I had bought this raw pu erh tuo locally at Amoy Tea at Sims Drive. This "te-ji" (special grade) tuo was sitting in an obscure corner of the shop when I decided to buy a tuo and give it a go. The 1st 5 infusions was, to me, the highlight of this tea. The aroma was a light flowery bouquet with a mild citrus scent. In addition, there was this strong burnt-firewood scent in the tea. I had found out that, during the pu erh processing, the tea leaves are pan fried at one stage, and wood was used as fuel in the pan frying process (there are now tea factories using electrical pans for convenience and I was told, is easier to control and get a even heat). I had mentioned in my earlier blogs to keep all your tea away from odours as tea absorb smells easily and its hard to get rid of that scent. This Xiaguan tuo as well as as many of the Xiaguan pu erh, had absorbed some of the burning firewood smoke, thus the signature smoky scent in their tea.

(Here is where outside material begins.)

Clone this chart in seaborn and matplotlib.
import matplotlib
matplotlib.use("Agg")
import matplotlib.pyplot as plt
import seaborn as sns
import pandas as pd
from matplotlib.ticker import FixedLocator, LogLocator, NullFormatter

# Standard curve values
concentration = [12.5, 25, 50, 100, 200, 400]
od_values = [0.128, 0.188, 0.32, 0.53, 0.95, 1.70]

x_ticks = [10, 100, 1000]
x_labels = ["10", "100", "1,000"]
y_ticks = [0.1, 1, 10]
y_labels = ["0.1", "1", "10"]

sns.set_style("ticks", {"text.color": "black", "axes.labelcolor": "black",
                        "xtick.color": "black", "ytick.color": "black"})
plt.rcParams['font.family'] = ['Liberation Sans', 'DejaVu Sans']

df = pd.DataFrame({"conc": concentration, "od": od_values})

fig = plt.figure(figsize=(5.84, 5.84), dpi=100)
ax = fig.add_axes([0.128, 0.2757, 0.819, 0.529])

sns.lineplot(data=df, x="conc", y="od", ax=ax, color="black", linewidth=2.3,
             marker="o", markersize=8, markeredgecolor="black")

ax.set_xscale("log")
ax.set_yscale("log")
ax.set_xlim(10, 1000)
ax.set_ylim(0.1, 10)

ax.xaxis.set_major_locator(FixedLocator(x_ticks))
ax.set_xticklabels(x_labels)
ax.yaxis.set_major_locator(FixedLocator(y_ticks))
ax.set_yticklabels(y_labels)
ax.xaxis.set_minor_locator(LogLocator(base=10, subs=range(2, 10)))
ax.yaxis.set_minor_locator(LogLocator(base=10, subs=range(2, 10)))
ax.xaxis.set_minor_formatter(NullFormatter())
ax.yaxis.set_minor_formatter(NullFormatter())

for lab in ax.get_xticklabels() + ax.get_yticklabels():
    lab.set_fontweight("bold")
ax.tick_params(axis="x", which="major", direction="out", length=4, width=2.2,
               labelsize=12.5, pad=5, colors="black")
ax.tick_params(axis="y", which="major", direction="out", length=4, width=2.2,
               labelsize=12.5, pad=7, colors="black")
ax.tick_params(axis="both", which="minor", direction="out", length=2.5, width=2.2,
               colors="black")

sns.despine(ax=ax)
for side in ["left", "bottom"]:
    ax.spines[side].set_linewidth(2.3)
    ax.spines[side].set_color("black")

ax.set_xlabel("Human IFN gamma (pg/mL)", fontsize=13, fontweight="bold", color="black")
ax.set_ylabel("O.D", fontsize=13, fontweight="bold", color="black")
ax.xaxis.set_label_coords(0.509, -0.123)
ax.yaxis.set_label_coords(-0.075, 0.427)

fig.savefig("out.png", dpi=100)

The highlight, to me, of this tea is that the smoky scent combined with the light flowery and citrus aroma makes this tea a wonderful brew. I would like to add that if you have never tried a smoky pu erh like this tuo, you may need a little time to get used to it. My wife, in her very first sip of this tea, commented on the strong smoky burnt wood scent......I told her that this scent is part of this Xiaguan tuo and told her to evaluate the entire tea again with this scent in mind. And now.....like me, she likes this tea very much.
There are tea drinkers I know that told me the smoky aspect of a tea distorts the true taste of the pu erh. Many will agree and disagree with this statement. For me, you should buy and drink the tea you like. Every tea will have its own distinct aroma and taste and every tea factory have their own style of tea processing.....which is the very reason I enjoy drinking Chinese Tea.......it is a wonderful adventure for me - every time with every cup.
This 2007 Xiaguan "te-ji" tuo comes bagged in hypo-allegernic bag (5 tuos in a bag). I had purchased a single tuo locally from Amoy Tea for $5 to try and subsequently buying a few bags of this tea a couple of weeks later. I would encourage you to try out a tuo if you are at the teashop (I do not have any business interest in the shop and will not receive any commission). Highly recommended - for $5.